Levine: Bayes and the hit-by-pitch

From SABR member Zachary Levine at Baseball Prospectus on June 13, 2013:

When home plate umpire Clint Fagan made the decision not to eject Zack Greinke for hitting Miguel Montero with a pitch, and a subsequent decision to eject Ian Kennedy for hitting Greinke with a pitch, he was answering a couple of probability questions that umpires and eventually Major League Baseball will have to face.

It’s not a question of whether the hit by pitch was intentional or not. You’re never able to answer that question. The probability that the act was intentional from the point of view of the umpire/disciplinarian is never 0, even on the most innocuous-looking play, and it’s pretty much never unless Cole Hamels is just begging for a suspension.

After a beaning occurs, an umpire and then the MLB office are forced then to determine how likely it was that tat beaning was intentional. And there is where they have run into trouble historically. It is my view that the umpires tend to be too beholden to their own warnings and may even be trying to legislate to some unwritten rules.

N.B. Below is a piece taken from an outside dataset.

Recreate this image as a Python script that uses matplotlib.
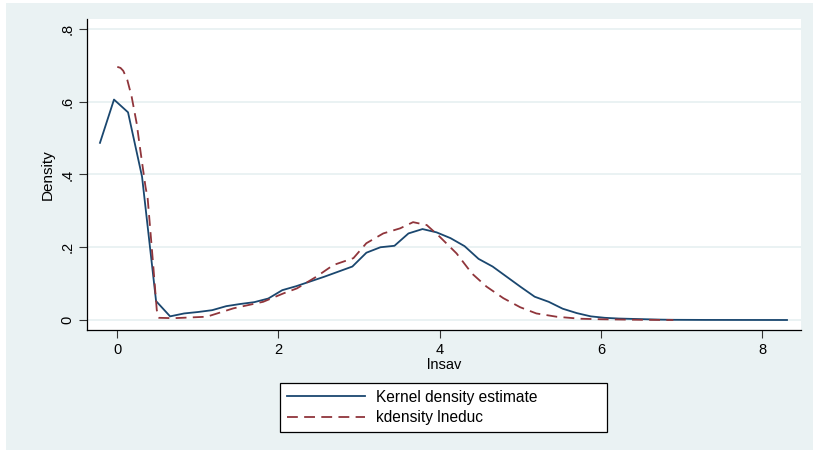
import matplotlib
matplotlib.use("Agg")
import matplotlib.pyplot as plt
from matplotlib.patches import Rectangle

plt.rcParams['font.family'] = ['Liberation Sans', 'DejaVu Sans']

# kernel density of lnsav (blue, solid)
sav_x = [-0.215, -0.041, 0.133, 0.307, 0.481, 0.655, 0.829, 1.003, 1.177, 1.351,
         1.525, 1.699, 1.873, 2.047, 2.221, 2.395, 2.569, 2.743, 2.917, 3.091,
         3.265, 3.439, 3.613, 3.787, 3.961, 4.135, 4.309, 4.483, 4.657, 4.831,
         5.005, 5.179, 5.353, 5.527, 5.701, 5.875, 6.049, 6.223, 6.397, 6.571,
         6.745, 6.919, 7.3, 7.8, 8.31]
sav_y = [0.487, 0.606, 0.571, 0.394, 0.052, 0.010, 0.018, 0.022, 0.027, 0.038,
         0.044, 0.049, 0.059, 0.082, 0.093, 0.106, 0.119, 0.133, 0.147, 0.185,
         0.200, 0.204, 0.238, 0.250, 0.241, 0.225, 0.203, 0.168, 0.147, 0.119,
         0.091, 0.064, 0.050, 0.031, 0.019, 0.010, 0.006, 0.004, 0.003, 0.002,
         0.001, 0.0005, 0.0002, 0.0001, 0.0]

# kernel density of lneduc (red, dashed)
educ_x = [0.0, 0.04, 0.074, 0.124, 0.178, 0.24, 0.28, 0.35, 0.377, 0.447, 0.49, 0.517,
          0.70, 1.11, 1.44, 1.81, 2.06, 2.23, 2.47, 2.68, 2.93, 3.09, 3.30, 3.51, 3.67,
          3.84, 4.00, 4.21, 4.40, 4.58, 4.79, 5.00, 5.20, 5.45, 5.74, 6.0, 6.5, 6.9]
educ_y = [0.696, 0.693, 0.685, 0.660, 0.614, 0.541, 0.476, 0.366, 0.334, 0.147, 0.027, 0.006,
          0.005, 0.009, 0.032, 0.050, 0.073, 0.087, 0.119, 0.151, 0.170, 0.211, 0.238, 0.252, 0.269,
          0.261, 0.229, 0.183, 0.128, 0.092, 0.060, 0.035, 0.018, 0.009, 0.0035, 0.002, 0.0005, 0.0]

xticks = [0, 2, 4, 6, 8]
yticks = [0, 0.2, 0.4, 0.6, 0.8]
ytick_labels = ['0', '.2', '.4', '.6', '.8']

bg = '#eaf2f3'
navy = '#1a476f'
maroon = '#90353b'

fig = plt.figure(figsize=(8.13, 4.5), dpi=100, facecolor='white')
fig.patches.append(Rectangle((6 / 813, 0), 1, 1 - 3 / 450, transform=fig.transFigure,
                             facecolor=bg, edgecolor='none', zorder=-10))

ax = fig.add_axes([87 / 813, 120 / 450, (800.7 - 87) / 813, (330 - 19) / 450])
ax.set_facecolor('white')

for yt in yticks:
    ax.axhline(yt, color=bg, lw=1.4, zorder=0)

ax.plot(sav_x, sav_y, color=navy, lw=1.3, label='Kernel density estimate', zorder=3)
ax.plot(educ_x, educ_y, color=maroon, lw=1.3, dashes=(6, 3.5), label='kdensity lneduc', zorder=3)

ax.set_xlim(-0.376, 8.48)
ax.set_ylim(-0.0275, 0.8275)
ax.set_xticks(xticks)
ax.set_yticks(yticks)
ax.set_yticklabels(ytick_labels, rotation=90, va='center')
ax.tick_params(axis='both', labelsize=10.5, length=6, width=0.8, color='#333333')
ax.tick_params(axis='x', pad=3)
ax.tick_params(axis='y', pad=3)

for s in ['top', 'right']:
    ax.spines[s].set_visible(False)
for s in ['left', 'bottom']:
    ax.spines[s].set_color('black')
    ax.spines[s].set_linewidth(0.9)

ax.set_xlabel('lnsav', fontsize=10.5, labelpad=1)
ax.set_ylabel('Density', fontsize=11, labelpad=4)

# legend box spans x 280..607, y 381..432 px
leg = fig.legend(loc='lower left', mode='expand', borderaxespad=0,
                 bbox_to_anchor=(280 / 813, 1 - 432 / 450, 327 / 813, 51 / 450),
                 fontsize=11.2, handlelength=5.0, handletextpad=0.7,
                 borderpad=0.45, labelspacing=0.35, fancybox=False, framealpha=1,
                 edgecolor='black')
leg.get_frame().set_linewidth(0.9)

fig.savefig('out.png', dpi=100, facecolor=fig.get_facecolor())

The second belief we’ll get to later, but as to the first, remember, it is perfectly within an umpire’s rights to eject a player with no warning. In fact, the previous pitcher tossed for a hit batsman, Jason Hammel, was ejected with no warning in the episode I documented semi-seriously here. Inversely, just because there has been a warning doesn’t mean there has to be an ejection. In fact, the inning after the brawl on Tuesday night, Mark Ellis was hit by a pitch with no consequence.